:: Stated goal ::
Give every line back verbatim, dropping all images.

:: Dataset excerpt ::
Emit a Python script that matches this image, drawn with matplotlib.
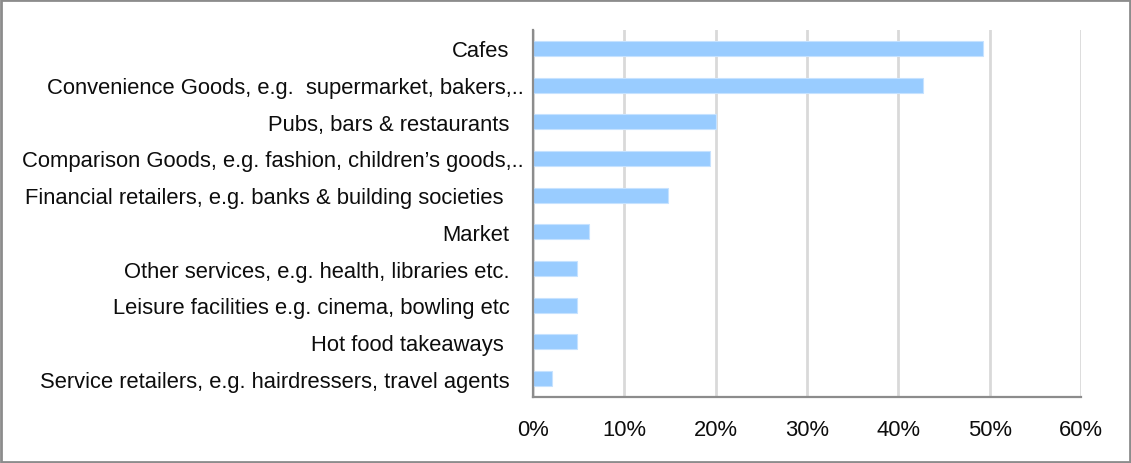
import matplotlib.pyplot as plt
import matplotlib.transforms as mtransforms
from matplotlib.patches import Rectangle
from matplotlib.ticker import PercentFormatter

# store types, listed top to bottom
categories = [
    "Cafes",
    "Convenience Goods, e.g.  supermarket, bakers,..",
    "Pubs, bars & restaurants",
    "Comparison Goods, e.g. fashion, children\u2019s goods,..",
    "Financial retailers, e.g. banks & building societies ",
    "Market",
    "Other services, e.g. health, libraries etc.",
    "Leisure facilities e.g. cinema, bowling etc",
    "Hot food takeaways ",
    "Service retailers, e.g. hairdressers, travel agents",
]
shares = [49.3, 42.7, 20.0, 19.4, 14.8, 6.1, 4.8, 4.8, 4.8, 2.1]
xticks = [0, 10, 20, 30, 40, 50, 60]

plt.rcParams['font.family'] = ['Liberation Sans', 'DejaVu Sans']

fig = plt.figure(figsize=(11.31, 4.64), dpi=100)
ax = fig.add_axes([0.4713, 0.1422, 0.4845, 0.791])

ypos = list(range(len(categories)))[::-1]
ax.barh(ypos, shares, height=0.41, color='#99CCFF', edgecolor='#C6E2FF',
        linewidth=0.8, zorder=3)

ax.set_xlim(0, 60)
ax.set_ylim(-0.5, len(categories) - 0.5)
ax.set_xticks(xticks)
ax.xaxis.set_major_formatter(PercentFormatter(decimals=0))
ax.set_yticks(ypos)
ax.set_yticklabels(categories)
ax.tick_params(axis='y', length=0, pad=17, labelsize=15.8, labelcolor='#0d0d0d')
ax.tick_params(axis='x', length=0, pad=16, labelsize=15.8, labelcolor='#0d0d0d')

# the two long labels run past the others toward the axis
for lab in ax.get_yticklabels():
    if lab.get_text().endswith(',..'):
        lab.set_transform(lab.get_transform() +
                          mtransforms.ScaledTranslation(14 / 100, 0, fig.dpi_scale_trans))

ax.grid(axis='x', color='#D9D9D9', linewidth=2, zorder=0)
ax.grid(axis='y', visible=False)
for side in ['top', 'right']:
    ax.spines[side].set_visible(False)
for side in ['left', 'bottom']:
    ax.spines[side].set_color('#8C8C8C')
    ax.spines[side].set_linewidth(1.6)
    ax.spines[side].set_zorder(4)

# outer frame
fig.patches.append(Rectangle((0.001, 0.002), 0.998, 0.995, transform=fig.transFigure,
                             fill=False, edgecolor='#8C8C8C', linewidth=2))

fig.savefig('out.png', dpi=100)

:: Written response ::
Emit a Python script that matches this image, drawn with matplotlib.
import matplotlib.pyplot as plt
import matplotlib.transforms as mtransforms
from matplotlib.patches import Rectangle
from matplotlib.ticker import PercentFormatter

# store types, listed top to bottom
categories = [
    "Cafes",
    "Convenience Goods, e.g.  supermarket, bakers,..",
    "Pubs, bars & restaurants",
    "Comparison Goods, e.g. fashion, children\u2019s goods,..",
    "Financial retailers, e.g. banks & building societies ",
    "Market",
    "Other services, e.g. health, libraries etc.",
    "Leisure facilities e.g. cinema, bowling etc",
    "Hot food takeaways ",
    "Service retailers, e.g. hairdressers, travel agents",
]
shares = [49.3, 42.7, 20.0, 19.4, 14.8, 6.1, 4.8, 4.8, 4.8, 2.1]
xticks = [0, 10, 20, 30, 40, 50, 60]

plt.rcParams['font.family'] = ['Liberation Sans', 'DejaVu Sans']

fig = plt.figure(figsize=(11.31, 4.64), dpi=100)
ax = fig.add_axes([0.4713, 0.1422, 0.4845, 0.791])

ypos = list(range(len(categories)))[::-1]
ax.barh(ypos, shares, height=0.41, color='#99CCFF', edgecolor='#C6E2FF',
        linewidth=0.8, zorder=3)

ax.set_xlim(0, 60)
ax.set_ylim(-0.5, len(categories) - 0.5)
ax.set_xticks(xticks)
ax.xaxis.set_major_formatter(PercentFormatter(decimals=0))
ax.set_yticks(ypos)
ax.set_yticklabels(categories)
ax.tick_params(axis='y', length=0, pad=17, labelsize=15.8, labelcolor='#0d0d0d')
ax.tick_params(axis='x', length=0, pad=16, labelsize=15.8, labelcolor='#0d0d0d')

# the two long labels run past the others toward the axis
for lab in ax.get_yticklabels():
    if lab.get_text().endswith(',..'):
        lab.set_transform(lab.get_transform() +
                          mtransforms.ScaledTranslation(14 / 100, 0, fig.dpi_scale_trans))

ax.grid(axis='x', color='#D9D9D9', linewidth=2, zorder=0)
ax.grid(axis='y', visible=False)
for side in ['top', 'right']:
    ax.spines[side].set_visible(False)
for side in ['left', 'bottom']:
    ax.spines[side].set_color('#8C8C8C')
    ax.spines[side].set_linewidth(1.6)
    ax.spines[side].set_zorder(4)

# outer frame
fig.patches.append(Rectangle((0.001, 0.002), 0.998, 0.995, transform=fig.transFigure,
                             fill=False, edgecolor='#8C8C8C', linewidth=2))

fig.savefig('out.png', dpi=100)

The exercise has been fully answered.